### INSTRUCTION
Find and copy each line of the records where the string "that" shows up.

### DATASET ROWS
• • • •
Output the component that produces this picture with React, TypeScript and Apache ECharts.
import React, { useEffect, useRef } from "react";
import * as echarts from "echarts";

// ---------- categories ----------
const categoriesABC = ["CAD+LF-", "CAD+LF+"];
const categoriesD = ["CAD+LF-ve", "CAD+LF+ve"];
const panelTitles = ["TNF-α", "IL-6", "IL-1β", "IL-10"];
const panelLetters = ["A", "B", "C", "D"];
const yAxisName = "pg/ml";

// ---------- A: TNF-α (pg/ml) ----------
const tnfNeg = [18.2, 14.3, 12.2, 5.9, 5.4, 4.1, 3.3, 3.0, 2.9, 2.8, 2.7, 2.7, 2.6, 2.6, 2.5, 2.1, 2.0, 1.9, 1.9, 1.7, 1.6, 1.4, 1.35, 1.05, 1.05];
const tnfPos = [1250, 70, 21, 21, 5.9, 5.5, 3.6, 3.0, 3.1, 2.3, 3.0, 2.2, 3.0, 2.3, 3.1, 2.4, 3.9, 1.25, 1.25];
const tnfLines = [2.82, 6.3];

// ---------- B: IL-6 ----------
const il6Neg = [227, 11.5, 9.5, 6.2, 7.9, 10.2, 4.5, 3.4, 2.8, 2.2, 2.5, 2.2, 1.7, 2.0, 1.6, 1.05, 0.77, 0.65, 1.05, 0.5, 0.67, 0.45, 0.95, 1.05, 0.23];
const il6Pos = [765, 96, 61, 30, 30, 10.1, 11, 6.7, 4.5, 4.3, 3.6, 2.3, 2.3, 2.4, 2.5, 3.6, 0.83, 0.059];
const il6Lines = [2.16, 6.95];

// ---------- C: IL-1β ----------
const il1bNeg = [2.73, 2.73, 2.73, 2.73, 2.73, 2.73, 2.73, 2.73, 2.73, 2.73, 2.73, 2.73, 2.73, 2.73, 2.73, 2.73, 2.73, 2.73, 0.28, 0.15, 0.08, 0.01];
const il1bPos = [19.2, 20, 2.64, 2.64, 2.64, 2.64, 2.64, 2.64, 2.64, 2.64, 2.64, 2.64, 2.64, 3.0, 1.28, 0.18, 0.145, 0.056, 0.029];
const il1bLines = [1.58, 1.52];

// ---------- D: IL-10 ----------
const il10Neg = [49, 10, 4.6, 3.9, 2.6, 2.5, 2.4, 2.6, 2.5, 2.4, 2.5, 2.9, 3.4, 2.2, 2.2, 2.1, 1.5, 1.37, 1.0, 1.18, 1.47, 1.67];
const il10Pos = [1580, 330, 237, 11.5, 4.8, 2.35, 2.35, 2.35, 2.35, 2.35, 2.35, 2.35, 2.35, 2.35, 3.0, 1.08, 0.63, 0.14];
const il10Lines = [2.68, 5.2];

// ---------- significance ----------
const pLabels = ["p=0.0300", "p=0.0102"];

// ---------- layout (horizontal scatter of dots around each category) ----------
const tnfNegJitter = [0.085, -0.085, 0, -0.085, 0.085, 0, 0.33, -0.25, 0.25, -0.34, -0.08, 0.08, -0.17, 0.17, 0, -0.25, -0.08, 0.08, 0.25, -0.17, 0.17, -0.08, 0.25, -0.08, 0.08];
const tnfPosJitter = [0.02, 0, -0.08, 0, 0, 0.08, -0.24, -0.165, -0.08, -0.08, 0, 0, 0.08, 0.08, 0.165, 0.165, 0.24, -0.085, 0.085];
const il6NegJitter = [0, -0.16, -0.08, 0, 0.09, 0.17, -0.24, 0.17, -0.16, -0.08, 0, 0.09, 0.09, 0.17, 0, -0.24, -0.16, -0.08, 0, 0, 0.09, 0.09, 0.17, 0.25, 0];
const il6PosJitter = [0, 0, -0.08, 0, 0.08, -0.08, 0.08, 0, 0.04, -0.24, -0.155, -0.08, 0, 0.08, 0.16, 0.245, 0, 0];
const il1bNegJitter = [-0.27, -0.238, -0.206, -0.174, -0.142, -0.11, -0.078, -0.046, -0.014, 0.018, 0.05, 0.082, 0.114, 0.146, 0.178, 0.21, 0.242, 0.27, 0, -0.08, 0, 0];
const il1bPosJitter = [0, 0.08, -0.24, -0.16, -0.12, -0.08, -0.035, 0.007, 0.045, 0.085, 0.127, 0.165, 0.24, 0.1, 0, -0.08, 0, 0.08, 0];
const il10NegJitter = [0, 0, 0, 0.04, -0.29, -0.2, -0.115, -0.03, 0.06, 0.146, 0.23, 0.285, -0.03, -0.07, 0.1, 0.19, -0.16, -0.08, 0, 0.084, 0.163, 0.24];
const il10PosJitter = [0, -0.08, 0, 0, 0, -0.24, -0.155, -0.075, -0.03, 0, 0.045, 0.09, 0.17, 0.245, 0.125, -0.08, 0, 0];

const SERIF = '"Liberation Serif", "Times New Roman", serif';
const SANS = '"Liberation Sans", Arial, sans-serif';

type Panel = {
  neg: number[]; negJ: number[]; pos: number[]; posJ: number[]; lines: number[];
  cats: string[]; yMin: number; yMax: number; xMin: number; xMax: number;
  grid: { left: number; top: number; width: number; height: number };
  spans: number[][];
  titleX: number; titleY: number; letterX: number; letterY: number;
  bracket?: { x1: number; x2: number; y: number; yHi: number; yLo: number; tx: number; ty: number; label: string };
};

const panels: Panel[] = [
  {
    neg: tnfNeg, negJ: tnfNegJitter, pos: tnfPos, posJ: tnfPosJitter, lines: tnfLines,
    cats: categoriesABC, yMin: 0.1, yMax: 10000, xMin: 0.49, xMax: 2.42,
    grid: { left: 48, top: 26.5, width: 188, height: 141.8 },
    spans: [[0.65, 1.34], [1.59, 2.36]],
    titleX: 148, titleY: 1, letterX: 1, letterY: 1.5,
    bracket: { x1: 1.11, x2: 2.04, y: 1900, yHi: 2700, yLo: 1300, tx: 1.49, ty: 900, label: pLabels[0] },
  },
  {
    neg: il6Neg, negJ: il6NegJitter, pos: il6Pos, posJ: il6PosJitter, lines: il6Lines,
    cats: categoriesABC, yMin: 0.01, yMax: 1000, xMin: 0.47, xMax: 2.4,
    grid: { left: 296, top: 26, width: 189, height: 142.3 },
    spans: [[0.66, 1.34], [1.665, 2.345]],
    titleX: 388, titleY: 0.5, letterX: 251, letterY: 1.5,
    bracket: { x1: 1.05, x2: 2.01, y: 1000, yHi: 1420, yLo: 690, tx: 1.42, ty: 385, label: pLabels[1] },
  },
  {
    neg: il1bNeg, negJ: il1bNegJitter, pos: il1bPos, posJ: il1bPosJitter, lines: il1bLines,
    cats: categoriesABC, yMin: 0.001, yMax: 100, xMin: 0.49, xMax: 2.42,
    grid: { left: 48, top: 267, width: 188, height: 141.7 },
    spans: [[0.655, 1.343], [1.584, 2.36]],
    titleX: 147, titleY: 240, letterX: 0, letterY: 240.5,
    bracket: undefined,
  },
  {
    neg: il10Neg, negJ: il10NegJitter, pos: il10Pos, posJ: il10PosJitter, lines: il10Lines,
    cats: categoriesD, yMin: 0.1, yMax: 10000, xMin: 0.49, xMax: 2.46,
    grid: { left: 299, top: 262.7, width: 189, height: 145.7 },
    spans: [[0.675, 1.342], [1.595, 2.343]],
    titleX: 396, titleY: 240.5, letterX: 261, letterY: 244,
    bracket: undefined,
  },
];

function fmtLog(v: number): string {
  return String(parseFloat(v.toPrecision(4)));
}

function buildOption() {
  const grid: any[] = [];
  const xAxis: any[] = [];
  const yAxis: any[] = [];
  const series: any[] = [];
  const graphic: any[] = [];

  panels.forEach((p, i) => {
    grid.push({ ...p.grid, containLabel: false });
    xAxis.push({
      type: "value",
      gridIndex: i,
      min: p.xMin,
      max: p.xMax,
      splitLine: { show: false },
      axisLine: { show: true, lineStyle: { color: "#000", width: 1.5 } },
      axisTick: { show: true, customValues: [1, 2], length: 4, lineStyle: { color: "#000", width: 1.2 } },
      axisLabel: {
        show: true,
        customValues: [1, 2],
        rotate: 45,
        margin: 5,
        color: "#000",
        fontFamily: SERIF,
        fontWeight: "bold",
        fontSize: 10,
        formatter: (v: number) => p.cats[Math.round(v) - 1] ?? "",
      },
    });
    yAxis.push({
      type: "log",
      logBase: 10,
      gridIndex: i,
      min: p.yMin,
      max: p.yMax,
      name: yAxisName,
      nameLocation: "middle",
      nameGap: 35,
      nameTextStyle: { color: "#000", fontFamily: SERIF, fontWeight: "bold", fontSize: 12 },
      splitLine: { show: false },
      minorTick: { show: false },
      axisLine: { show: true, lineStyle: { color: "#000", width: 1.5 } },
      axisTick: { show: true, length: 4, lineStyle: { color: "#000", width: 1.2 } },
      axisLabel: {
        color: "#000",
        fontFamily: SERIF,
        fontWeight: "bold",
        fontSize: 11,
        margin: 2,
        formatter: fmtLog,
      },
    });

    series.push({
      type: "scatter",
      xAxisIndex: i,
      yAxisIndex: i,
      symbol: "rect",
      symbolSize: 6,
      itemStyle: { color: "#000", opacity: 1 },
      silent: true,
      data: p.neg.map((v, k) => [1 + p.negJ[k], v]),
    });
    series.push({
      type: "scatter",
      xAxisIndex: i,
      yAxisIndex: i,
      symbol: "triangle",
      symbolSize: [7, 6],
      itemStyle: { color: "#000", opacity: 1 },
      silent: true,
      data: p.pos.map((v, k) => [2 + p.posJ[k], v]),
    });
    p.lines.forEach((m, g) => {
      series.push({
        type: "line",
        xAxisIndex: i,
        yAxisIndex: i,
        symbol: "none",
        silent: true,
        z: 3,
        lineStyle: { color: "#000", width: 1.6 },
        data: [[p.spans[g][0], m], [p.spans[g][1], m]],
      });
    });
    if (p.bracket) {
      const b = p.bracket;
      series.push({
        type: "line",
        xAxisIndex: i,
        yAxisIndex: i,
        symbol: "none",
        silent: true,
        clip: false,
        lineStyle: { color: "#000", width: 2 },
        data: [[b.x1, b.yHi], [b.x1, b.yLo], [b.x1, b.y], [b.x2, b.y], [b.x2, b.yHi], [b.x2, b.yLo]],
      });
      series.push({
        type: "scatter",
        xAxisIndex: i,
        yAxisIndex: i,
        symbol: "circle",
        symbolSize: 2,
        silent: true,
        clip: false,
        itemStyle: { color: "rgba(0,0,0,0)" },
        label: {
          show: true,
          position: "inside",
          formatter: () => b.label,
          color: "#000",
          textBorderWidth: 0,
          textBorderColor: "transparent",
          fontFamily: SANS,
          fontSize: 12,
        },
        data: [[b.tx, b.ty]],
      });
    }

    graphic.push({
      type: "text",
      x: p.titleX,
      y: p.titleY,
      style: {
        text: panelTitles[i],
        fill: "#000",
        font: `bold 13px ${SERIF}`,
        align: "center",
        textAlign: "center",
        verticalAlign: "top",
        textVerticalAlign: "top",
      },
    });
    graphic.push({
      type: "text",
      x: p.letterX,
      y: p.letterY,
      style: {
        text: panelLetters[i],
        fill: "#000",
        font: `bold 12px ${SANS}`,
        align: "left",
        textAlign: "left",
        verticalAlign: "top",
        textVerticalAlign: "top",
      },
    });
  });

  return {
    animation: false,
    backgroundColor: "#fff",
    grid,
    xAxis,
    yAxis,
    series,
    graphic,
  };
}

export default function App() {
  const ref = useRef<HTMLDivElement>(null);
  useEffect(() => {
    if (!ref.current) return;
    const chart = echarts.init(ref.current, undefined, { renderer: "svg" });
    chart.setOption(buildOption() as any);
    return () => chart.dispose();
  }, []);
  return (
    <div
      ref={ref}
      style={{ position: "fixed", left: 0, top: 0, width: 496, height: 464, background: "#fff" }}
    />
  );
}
• • • •
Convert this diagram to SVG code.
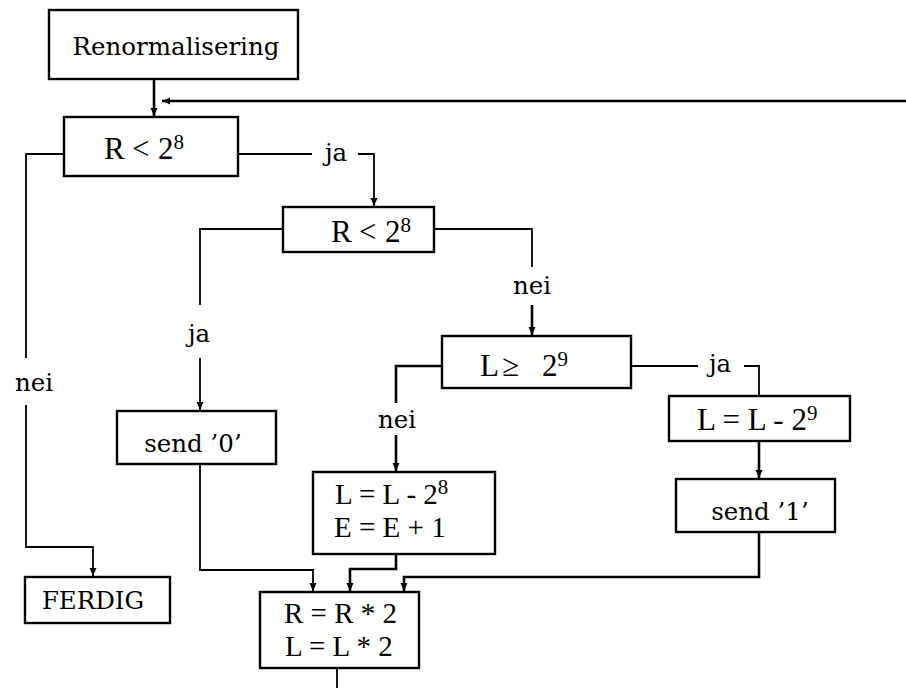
• • • •
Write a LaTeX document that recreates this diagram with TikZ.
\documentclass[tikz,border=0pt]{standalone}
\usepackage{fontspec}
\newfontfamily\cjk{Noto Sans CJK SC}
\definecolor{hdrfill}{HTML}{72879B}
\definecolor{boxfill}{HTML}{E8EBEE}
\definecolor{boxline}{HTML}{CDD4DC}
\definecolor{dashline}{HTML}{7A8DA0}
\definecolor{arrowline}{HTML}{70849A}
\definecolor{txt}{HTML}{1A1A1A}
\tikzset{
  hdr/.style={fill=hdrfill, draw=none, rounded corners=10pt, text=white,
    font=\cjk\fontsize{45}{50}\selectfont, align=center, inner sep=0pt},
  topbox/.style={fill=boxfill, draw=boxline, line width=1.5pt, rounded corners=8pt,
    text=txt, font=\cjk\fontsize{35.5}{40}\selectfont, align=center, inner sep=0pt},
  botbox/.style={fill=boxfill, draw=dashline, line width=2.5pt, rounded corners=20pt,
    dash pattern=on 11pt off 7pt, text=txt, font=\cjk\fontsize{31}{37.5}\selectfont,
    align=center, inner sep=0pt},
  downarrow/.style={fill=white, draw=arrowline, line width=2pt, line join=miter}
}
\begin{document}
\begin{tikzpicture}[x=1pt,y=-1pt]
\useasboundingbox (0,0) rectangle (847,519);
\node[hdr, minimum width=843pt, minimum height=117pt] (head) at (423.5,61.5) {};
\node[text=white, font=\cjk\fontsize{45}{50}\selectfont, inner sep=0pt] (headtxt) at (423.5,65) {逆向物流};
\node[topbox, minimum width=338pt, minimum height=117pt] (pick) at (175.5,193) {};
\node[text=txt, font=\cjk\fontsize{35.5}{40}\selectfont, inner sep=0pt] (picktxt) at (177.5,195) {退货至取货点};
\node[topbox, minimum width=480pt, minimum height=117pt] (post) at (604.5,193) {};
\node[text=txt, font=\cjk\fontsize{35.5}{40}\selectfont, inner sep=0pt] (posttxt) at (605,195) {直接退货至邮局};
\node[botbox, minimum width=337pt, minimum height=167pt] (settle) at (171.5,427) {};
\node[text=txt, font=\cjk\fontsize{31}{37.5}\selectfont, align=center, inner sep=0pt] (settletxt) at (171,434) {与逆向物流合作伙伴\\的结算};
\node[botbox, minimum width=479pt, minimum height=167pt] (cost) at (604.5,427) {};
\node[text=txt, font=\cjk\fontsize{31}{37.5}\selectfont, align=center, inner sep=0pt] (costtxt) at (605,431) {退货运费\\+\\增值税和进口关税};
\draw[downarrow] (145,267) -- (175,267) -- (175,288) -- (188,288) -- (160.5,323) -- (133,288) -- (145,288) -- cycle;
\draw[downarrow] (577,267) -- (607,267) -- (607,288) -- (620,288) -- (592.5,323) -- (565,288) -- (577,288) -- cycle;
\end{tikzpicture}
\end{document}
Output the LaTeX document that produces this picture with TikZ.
• • • •
### RESPONSE
Output the component that produces this picture with React, TypeScript and Apache ECharts.
Write a LaTeX document that recreates this diagram with TikZ.
Output the LaTeX document that produces this picture with TikZ.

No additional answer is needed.